Find out how to cite the CRSBI website here.

Feature Sets
Description

Brailes is a village in the Sratford on Avon districty of S Warwickshire, 8 miles E of Banbury. The village is divided into Upper (E) and Lower (W) Brailes, and the church is on the N side of Lower Brailes High Street. It is a large church of coursed ironstone with a tall W tower, an aisled nave with a S porch, and a chancel with a N vestry. It is largely of 1325-72 with a 15thc tower, and was restored by William Smith from 1877-79. He rebuilt the chancel arch and the N aisle and clerestorey. The vestry was enlarged 1892-93. None of the fabric is Romanesque, but there is a section of an interesting carved shaft loose in the church.

History

Brailes was held before the Conquest by Earl Edwin, Earl of Mercia.

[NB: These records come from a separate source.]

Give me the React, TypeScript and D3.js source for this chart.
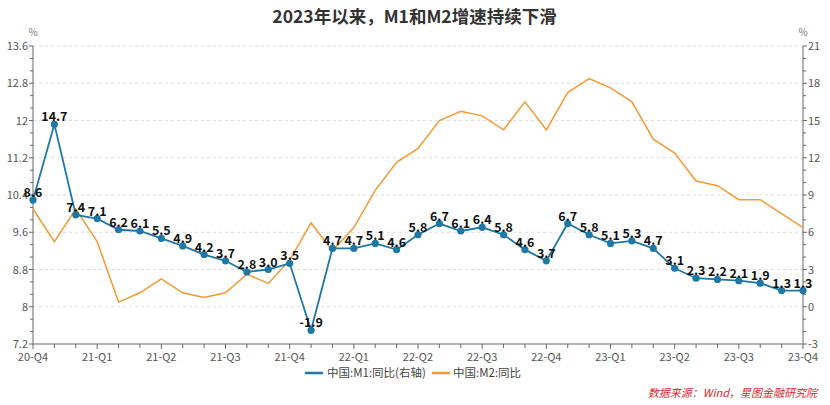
import React from "react";
import * as d3 from "d3";

const months: string[] = [
  "2020-12","2021-01","2021-02","2021-03","2021-04","2021-05","2021-06","2021-07","2021-08","2021-09","2021-10","2021-11","2021-12",
  "2022-01","2022-02","2022-03","2022-04","2022-05","2022-06","2022-07","2022-08","2022-09","2022-10","2022-11","2022-12",
  "2023-01","2023-02","2023-03","2023-04","2023-05","2023-06","2023-07","2023-08","2023-09","2023-10","2023-11","2023-12",
];
const m1: number[] = [8.6,14.7,7.4,7.1,6.2,6.1,5.5,4.9,4.2,3.7,2.8,3.0,3.5,-1.9,4.7,4.7,5.1,4.6,5.8,6.7,6.1,6.4,5.8,4.6,3.7,6.7,5.8,5.1,5.3,4.7,3.1,2.3,2.2,2.1,1.9,1.3,1.3];
const m2: number[] = [10.1,9.4,10.1,9.4,8.1,8.3,8.6,8.3,8.2,8.3,8.7,8.5,9.0,9.8,9.2,9.7,10.5,11.1,11.4,12.0,12.2,12.1,11.8,12.4,11.8,12.6,12.9,12.7,12.4,11.6,11.3,10.7,10.6,10.3,10.3,10.0,9.7];
const quarterLabels: string[] = ["20-Q4","21-Q1","21-Q2","21-Q3","21-Q4","22-Q1","22-Q2","22-Q3","22-Q4","23-Q1","23-Q2","23-Q3","23-Q4"];
const leftTicks: number[] = [7.2,8,8.8,9.6,10.4,11.2,12,12.8,13.6];
const rightTicks: number[] = [-3,0,3,6,9,12,15,18,21];

const W = 830, H = 405;
const L = 33, R = 803, T = 46, B = 344;
const FONT = "'Noto Sans CJK SC', 'Noto Sans', sans-serif";
const BLUE = "#1f77a4";
const ORANGE = "#f39a34";

export default function App() {
  const x = d3.scalePoint<string>().domain(months).range([L, R]);
  const yL = d3.scaleLinear().domain([7.2, 13.6]).range([B, T]);
  const yR = d3.scaleLinear().domain([-3, 21]).range([B, T]);
  const lineM1 = d3.line<number>().x((_, i) => x(months[i])!).y((d) => yR(d));
  const lineM2 = d3.line<number>().x((_, i) => x(months[i])!).y((d) => yL(d));

  const leftMinor: number[] = [];
  for (let i = 0; i < leftTicks.length - 1; i++) {
    const a = leftTicks[i], b = leftTicks[i + 1];
    for (let k = 1; k < 3; k++) leftMinor.push(a + ((b - a) * k) / 3);
  }
  const rightMinor: number[] = [];
  for (let i = 0; i < rightTicks.length - 1; i++) {
    const a = rightTicks[i], b = rightTicks[i + 1];
    for (let k = 1; k < 3; k++) rightMinor.push(a + ((b - a) * k) / 3);
  }

  return (
    <svg width={W} height={H} style={{ position: "absolute", left: 0, top: 0, background: "#fff" }} fontFamily={FONT}>
      <text x={414.5} y={23} textAnchor="middle" fontSize={17.5} fontWeight="bold" fill="#333">2023年以来，M1和M2增速持续下滑</text>

      {/* grid */}
      {leftTicks.slice(1).map((t) => (
        <line key={"g" + t} x1={L} x2={R} y1={yL(t)} y2={yL(t)} stroke="#dcdcdc" strokeDasharray="3,3" strokeWidth={1} />
      ))}

      {/* left axis */}
      <line x1={L} x2={L} y1={T} y2={B} stroke="#666" />
      {leftTicks.map((t) => (
        <g key={"lt" + t}>
          <line x1={L - 4} x2={L} y1={yL(t)} y2={yL(t)} stroke="#666" />
          <text x={L - 5} y={yL(t) + 4} textAnchor="end" fontSize={11} fill="#555">{String(t)}</text>
        </g>
      ))}
      {leftMinor.map((t, i) => (
        <line key={"lm" + i} x1={L - 3} x2={L} y1={yL(t)} y2={yL(t)} stroke="#666" />
      ))}
      <text x={L} y={36} textAnchor="middle" fontSize={10} fill="#777">%</text>

      {/* right axis */}
      <line x1={R} x2={R} y1={T} y2={B} stroke="#666" />
      {rightTicks.map((t) => (
        <g key={"rt" + t}>
          <line x1={R} x2={R + 4} y1={yR(t)} y2={yR(t)} stroke="#666" />
          <text x={R + 5} y={yR(t) + 4} textAnchor="start" fontSize={11} fill="#555">{String(t)}</text>
        </g>
      ))}
      {rightMinor.map((t, i) => (
        <line key={"rm" + i} x1={R} x2={R + 3} y1={yR(t)} y2={yR(t)} stroke="#666" />
      ))}
      <text x={R} y={36} textAnchor="middle" fontSize={10} fill="#777">%</text>

      {/* bottom axis */}
      <line x1={L} x2={R} y1={B} y2={B} stroke="#666" />
      {months.map((m, i) => (
        <line key={"xt" + m} x1={x(m)!} x2={x(m)!} y1={B} y2={B + (i % 3 === 0 ? 5 : 4)} stroke="#666" />
      ))}
      {quarterLabels.map((q, i) => (
        <text key={q} x={x(months[i * 3])!} y={361} textAnchor="middle" fontSize={11} fill="#555">{q}</text>
      ))}

      {/* lines */}
      <path d={lineM2(m2)!} fill="none" stroke={ORANGE} strokeWidth={1.5} />
      <path d={lineM1(m1)!} fill="none" stroke={BLUE} strokeWidth={1.8} />
      {m1.map((v, i) => (
        <circle key={"c" + i} cx={x(months[i])!} cy={yR(v)} r={3.6} fill={BLUE} />
      ))}
      {m1.map((v, i) => (
        <text key={"l" + i} x={x(months[i])!} y={yR(v) - 3} textAnchor="middle" fontSize={12.5} fontWeight="bold" fill="#111">{v.toFixed(1)}</text>
      ))}

      {/* legend */}
      <line x1={305} x2={323} y1={373} y2={373} stroke={BLUE} strokeWidth={2.5} />
      <text x={327} y={377} fontSize={11.5} fill="#444">中国:M1:同比(右轴)</text>
      <line x1={432} x2={450} y1={373} y2={373} stroke={ORANGE} strokeWidth={2.5} />
      <text x={453} y={377} fontSize={11.5} fill="#444">中国:M2:同比</text>

      {/* source */}
      <text x={817} y={397} textAnchor="end" fontSize={11} fontStyle="italic" fill="#d8292f">数据来源：Wind，星图金融研究院</text>
    </svg>
  );
}
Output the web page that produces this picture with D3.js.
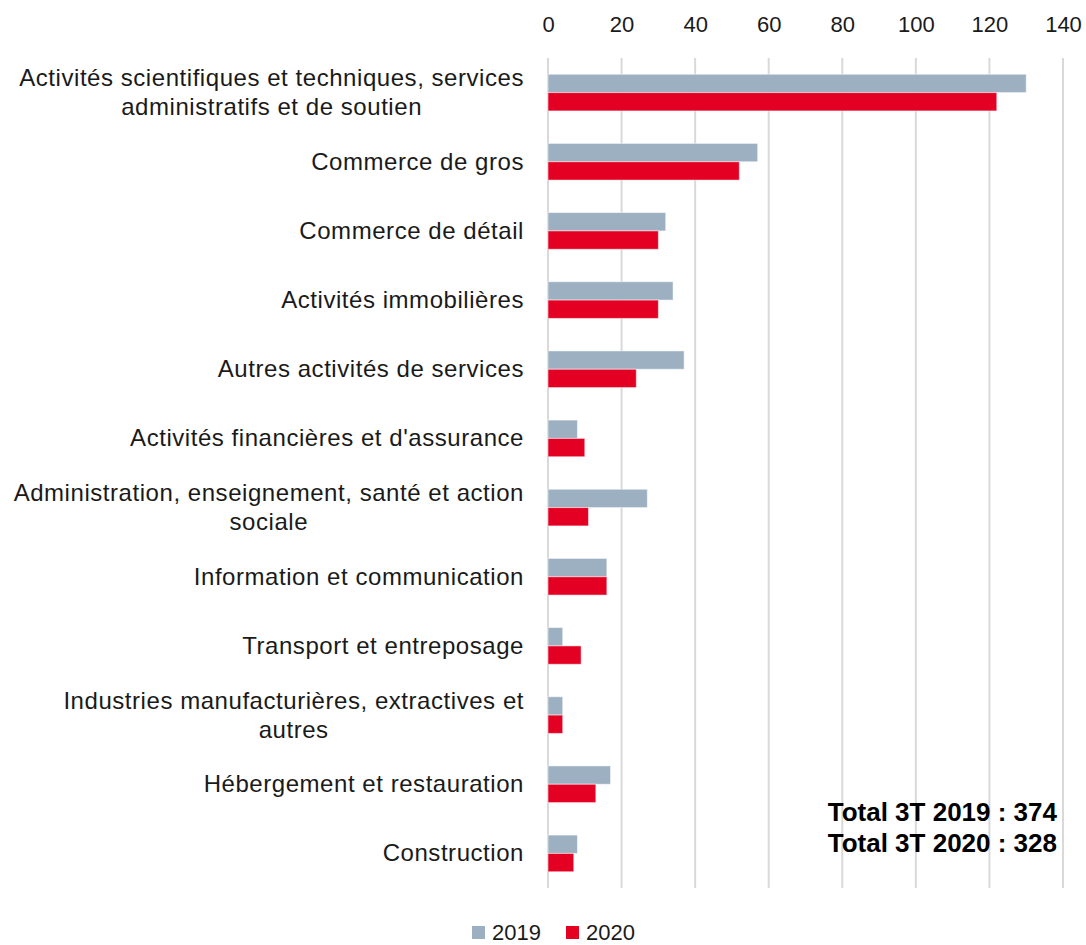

Harold Godwinson's brother-in-law. In 1086 it was held by the king. It was rated at 46 hides with 100 acres of meadow, woodland 3 leagues by 2, and a mill. It also rended 20 loads (summae) of salt.

By 1130 it had passed to the Earls of Warwick, and remained in that line throughout our period. The church was given to Kenilworth Priory by Earl Roger in the reign of Henry I, and around the end of the 12thc it was formally appropriated and a vicarage established. It remained with the priory until the Dissolution.

Features

Loose Sculpture

Comments/Opinions

The shaft must be from an earlier building than the present church, and appears to be 12thc in date. It is doubly enigmatic, in that both its probable function and the motif shown on face 4 are difficult to guess at. VCH is the only source to describe it in any detail, and calls this motif 'a peculiar device difficult to identify' concluding that 'it is not known to what [the shaft] belonged'. The animals and tree on the other faces suggest an agricultural iconography, while the device on face 4 could perhaps be a head or skull with military headgear.

Bibliography

Historic England Listed Building, English Heritage Legacy ID: 305800

  • N. Pevsner and A. Wedgwood, The Buildings of England: Warwickshire, Harmondsworth 1966 (1981 ed.), 217-18.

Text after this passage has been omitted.